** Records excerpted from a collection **
------

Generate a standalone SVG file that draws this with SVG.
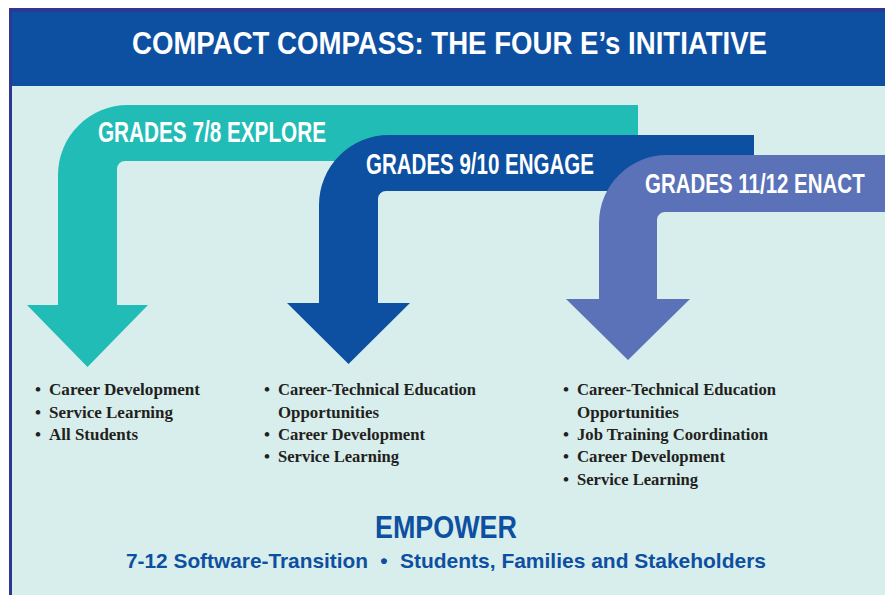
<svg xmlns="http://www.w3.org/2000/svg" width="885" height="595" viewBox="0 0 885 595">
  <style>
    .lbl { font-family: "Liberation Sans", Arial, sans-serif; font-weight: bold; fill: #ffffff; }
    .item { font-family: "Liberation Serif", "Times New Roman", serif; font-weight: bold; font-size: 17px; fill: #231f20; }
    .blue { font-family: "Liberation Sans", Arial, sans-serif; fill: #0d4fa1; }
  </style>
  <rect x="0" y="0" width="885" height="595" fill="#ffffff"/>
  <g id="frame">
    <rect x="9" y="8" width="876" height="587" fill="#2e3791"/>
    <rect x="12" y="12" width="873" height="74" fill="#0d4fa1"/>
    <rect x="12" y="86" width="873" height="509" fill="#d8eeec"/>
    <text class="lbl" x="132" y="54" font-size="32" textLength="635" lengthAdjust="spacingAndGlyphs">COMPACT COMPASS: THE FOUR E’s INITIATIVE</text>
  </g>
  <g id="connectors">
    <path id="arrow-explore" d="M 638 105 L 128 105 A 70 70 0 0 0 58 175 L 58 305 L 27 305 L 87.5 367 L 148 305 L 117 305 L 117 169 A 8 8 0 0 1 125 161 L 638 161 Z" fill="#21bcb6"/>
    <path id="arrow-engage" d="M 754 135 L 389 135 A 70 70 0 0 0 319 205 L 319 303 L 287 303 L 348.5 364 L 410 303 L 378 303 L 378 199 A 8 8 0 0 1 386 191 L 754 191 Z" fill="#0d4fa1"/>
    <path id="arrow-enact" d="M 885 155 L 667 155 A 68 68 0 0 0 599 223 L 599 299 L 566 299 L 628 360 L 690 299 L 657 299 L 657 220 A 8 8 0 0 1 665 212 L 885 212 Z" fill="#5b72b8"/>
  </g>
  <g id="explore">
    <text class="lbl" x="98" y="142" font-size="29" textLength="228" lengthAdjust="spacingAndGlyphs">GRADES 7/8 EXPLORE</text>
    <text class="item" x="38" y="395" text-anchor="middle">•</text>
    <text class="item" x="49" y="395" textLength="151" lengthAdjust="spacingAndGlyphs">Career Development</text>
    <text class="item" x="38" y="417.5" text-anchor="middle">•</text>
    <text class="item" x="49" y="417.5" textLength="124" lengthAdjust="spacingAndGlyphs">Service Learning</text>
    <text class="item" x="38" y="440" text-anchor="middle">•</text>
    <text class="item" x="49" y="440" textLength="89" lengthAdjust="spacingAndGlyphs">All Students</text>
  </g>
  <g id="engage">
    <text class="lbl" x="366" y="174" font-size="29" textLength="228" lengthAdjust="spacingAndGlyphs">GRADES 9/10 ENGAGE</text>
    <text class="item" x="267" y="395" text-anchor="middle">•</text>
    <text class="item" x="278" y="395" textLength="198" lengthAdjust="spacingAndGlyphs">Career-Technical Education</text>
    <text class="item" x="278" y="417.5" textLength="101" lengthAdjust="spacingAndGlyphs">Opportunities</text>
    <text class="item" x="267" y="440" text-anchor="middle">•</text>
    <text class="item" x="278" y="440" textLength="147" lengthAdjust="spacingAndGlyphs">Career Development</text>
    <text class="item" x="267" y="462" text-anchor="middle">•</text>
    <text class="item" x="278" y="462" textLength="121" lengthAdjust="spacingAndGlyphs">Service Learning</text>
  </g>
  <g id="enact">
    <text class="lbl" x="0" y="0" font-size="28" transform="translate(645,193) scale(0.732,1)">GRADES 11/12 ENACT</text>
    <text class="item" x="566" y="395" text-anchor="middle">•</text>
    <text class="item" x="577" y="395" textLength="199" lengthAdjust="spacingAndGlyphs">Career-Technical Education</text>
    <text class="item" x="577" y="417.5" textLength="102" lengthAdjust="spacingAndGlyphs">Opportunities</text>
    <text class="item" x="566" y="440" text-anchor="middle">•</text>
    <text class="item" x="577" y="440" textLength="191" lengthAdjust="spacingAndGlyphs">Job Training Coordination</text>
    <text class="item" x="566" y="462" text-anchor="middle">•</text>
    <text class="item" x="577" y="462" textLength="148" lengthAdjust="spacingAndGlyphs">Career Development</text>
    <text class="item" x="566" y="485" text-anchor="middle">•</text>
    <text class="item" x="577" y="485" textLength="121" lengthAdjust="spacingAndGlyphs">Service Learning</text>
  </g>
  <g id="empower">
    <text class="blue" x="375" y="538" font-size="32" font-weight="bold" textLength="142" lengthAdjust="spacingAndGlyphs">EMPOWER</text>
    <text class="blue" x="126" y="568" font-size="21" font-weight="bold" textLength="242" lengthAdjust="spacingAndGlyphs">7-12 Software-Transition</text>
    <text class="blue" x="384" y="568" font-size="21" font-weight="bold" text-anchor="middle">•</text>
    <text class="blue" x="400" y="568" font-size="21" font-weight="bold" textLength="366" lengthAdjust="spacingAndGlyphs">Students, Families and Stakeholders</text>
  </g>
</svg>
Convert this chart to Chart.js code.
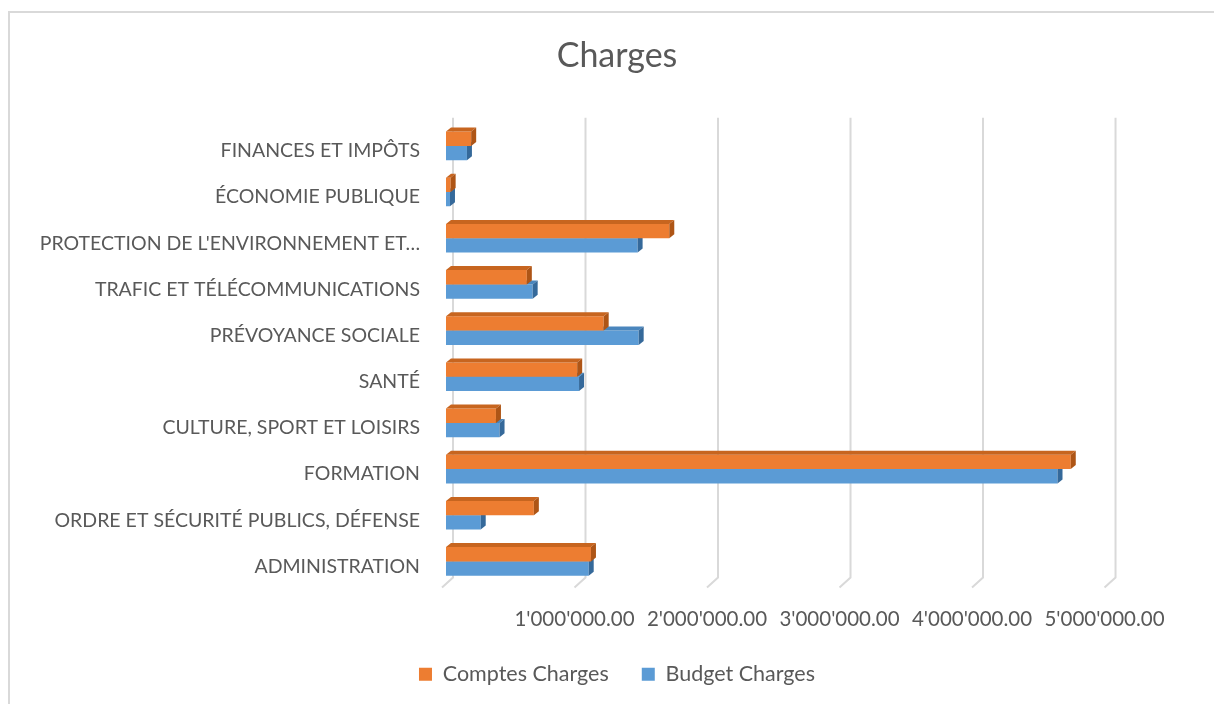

------

** WHAT IS NEEDED **
Extract the full listing above verbatim; pictures are to be left out of the copy.

** RESPONSE **
Generate a standalone SVG file that draws this with SVG.
<svg xmlns="http://www.w3.org/2000/svg" width="885" height="595" viewBox="0 0 885 595">
  <style>
    .lbl { font-family: "Liberation Sans", Arial, sans-serif; font-weight: bold; fill: #ffffff; }
    .item { font-family: "Liberation Serif", "Times New Roman", serif; font-weight: bold; font-size: 17px; fill: #231f20; }
    .blue { font-family: "Liberation Sans", Arial, sans-serif; fill: #0d4fa1; }
  </style>
  <rect x="0" y="0" width="885" height="595" fill="#ffffff"/>
  <g id="frame">
    <rect x="9" y="8" width="876" height="587" fill="#2e3791"/>
    <rect x="12" y="12" width="873" height="74" fill="#0d4fa1"/>
    <rect x="12" y="86" width="873" height="509" fill="#d8eeec"/>
    <text class="lbl" x="132" y="54" font-size="32" textLength="635" lengthAdjust="spacingAndGlyphs">COMPACT COMPASS: THE FOUR E’s INITIATIVE</text>
  </g>
  <g id="connectors">
    <path id="arrow-explore" d="M 638 105 L 128 105 A 70 70 0 0 0 58 175 L 58 305 L 27 305 L 87.5 367 L 148 305 L 117 305 L 117 169 A 8 8 0 0 1 125 161 L 638 161 Z" fill="#21bcb6"/>
    <path id="arrow-engage" d="M 754 135 L 389 135 A 70 70 0 0 0 319 205 L 319 303 L 287 303 L 348.5 364 L 410 303 L 378 303 L 378 199 A 8 8 0 0 1 386 191 L 754 191 Z" fill="#0d4fa1"/>
    <path id="arrow-enact" d="M 885 155 L 667 155 A 68 68 0 0 0 599 223 L 599 299 L 566 299 L 628 360 L 690 299 L 657 299 L 657 220 A 8 8 0 0 1 665 212 L 885 212 Z" fill="#5b72b8"/>
  </g>
  <g id="explore">
    <text class="lbl" x="98" y="142" font-size="29" textLength="228" lengthAdjust="spacingAndGlyphs">GRADES 7/8 EXPLORE</text>
    <text class="item" x="38" y="395" text-anchor="middle">•</text>
    <text class="item" x="49" y="395" textLength="151" lengthAdjust="spacingAndGlyphs">Career Development</text>
    <text class="item" x="38" y="417.5" text-anchor="middle">•</text>
    <text class="item" x="49" y="417.5" textLength="124" lengthAdjust="spacingAndGlyphs">Service Learning</text>
    <text class="item" x="38" y="440" text-anchor="middle">•</text>
    <text class="item" x="49" y="440" textLength="89" lengthAdjust="spacingAndGlyphs">All Students</text>
  </g>
  <g id="engage">
    <text class="lbl" x="366" y="174" font-size="29" textLength="228" lengthAdjust="spacingAndGlyphs">GRADES 9/10 ENGAGE</text>
    <text class="item" x="267" y="395" text-anchor="middle">•</text>
    <text class="item" x="278" y="395" textLength="198" lengthAdjust="spacingAndGlyphs">Career-Technical Education</text>
    <text class="item" x="278" y="417.5" textLength="101" lengthAdjust="spacingAndGlyphs">Opportunities</text>
    <text class="item" x="267" y="440" text-anchor="middle">•</text>
    <text class="item" x="278" y="440" textLength="147" lengthAdjust="spacingAndGlyphs">Career Development</text>
    <text class="item" x="267" y="462" text-anchor="middle">•</text>
    <text class="item" x="278" y="462" textLength="121" lengthAdjust="spacingAndGlyphs">Service Learning</text>
  </g>
  <g id="enact">
    <text class="lbl" x="0" y="0" font-size="28" transform="translate(645,193) scale(0.732,1)">GRADES 11/12 ENACT</text>
    <text class="item" x="566" y="395" text-anchor="middle">•</text>
    <text class="item" x="577" y="395" textLength="199" lengthAdjust="spacingAndGlyphs">Career-Technical Education</text>
    <text class="item" x="577" y="417.5" textLength="102" lengthAdjust="spacingAndGlyphs">Opportunities</text>
    <text class="item" x="566" y="440" text-anchor="middle">•</text>
    <text class="item" x="577" y="440" textLength="191" lengthAdjust="spacingAndGlyphs">Job Training Coordination</text>
    <text class="item" x="566" y="462" text-anchor="middle">•</text>
    <text class="item" x="577" y="462" textLength="148" lengthAdjust="spacingAndGlyphs">Career Development</text>
    <text class="item" x="566" y="485" text-anchor="middle">•</text>
    <text class="item" x="577" y="485" textLength="121" lengthAdjust="spacingAndGlyphs">Service Learning</text>
  </g>
  <g id="empower">
    <text class="blue" x="375" y="538" font-size="32" font-weight="bold" textLength="142" lengthAdjust="spacingAndGlyphs">EMPOWER</text>
    <text class="blue" x="126" y="568" font-size="21" font-weight="bold" textLength="242" lengthAdjust="spacingAndGlyphs">7-12 Software-Transition</text>
    <text class="blue" x="384" y="568" font-size="21" font-weight="bold" text-anchor="middle">•</text>
    <text class="blue" x="400" y="568" font-size="21" font-weight="bold" textLength="366" lengthAdjust="spacingAndGlyphs">Students, Families and Stakeholders</text>
  </g>
</svg>
Convert this chart to Chart.js code.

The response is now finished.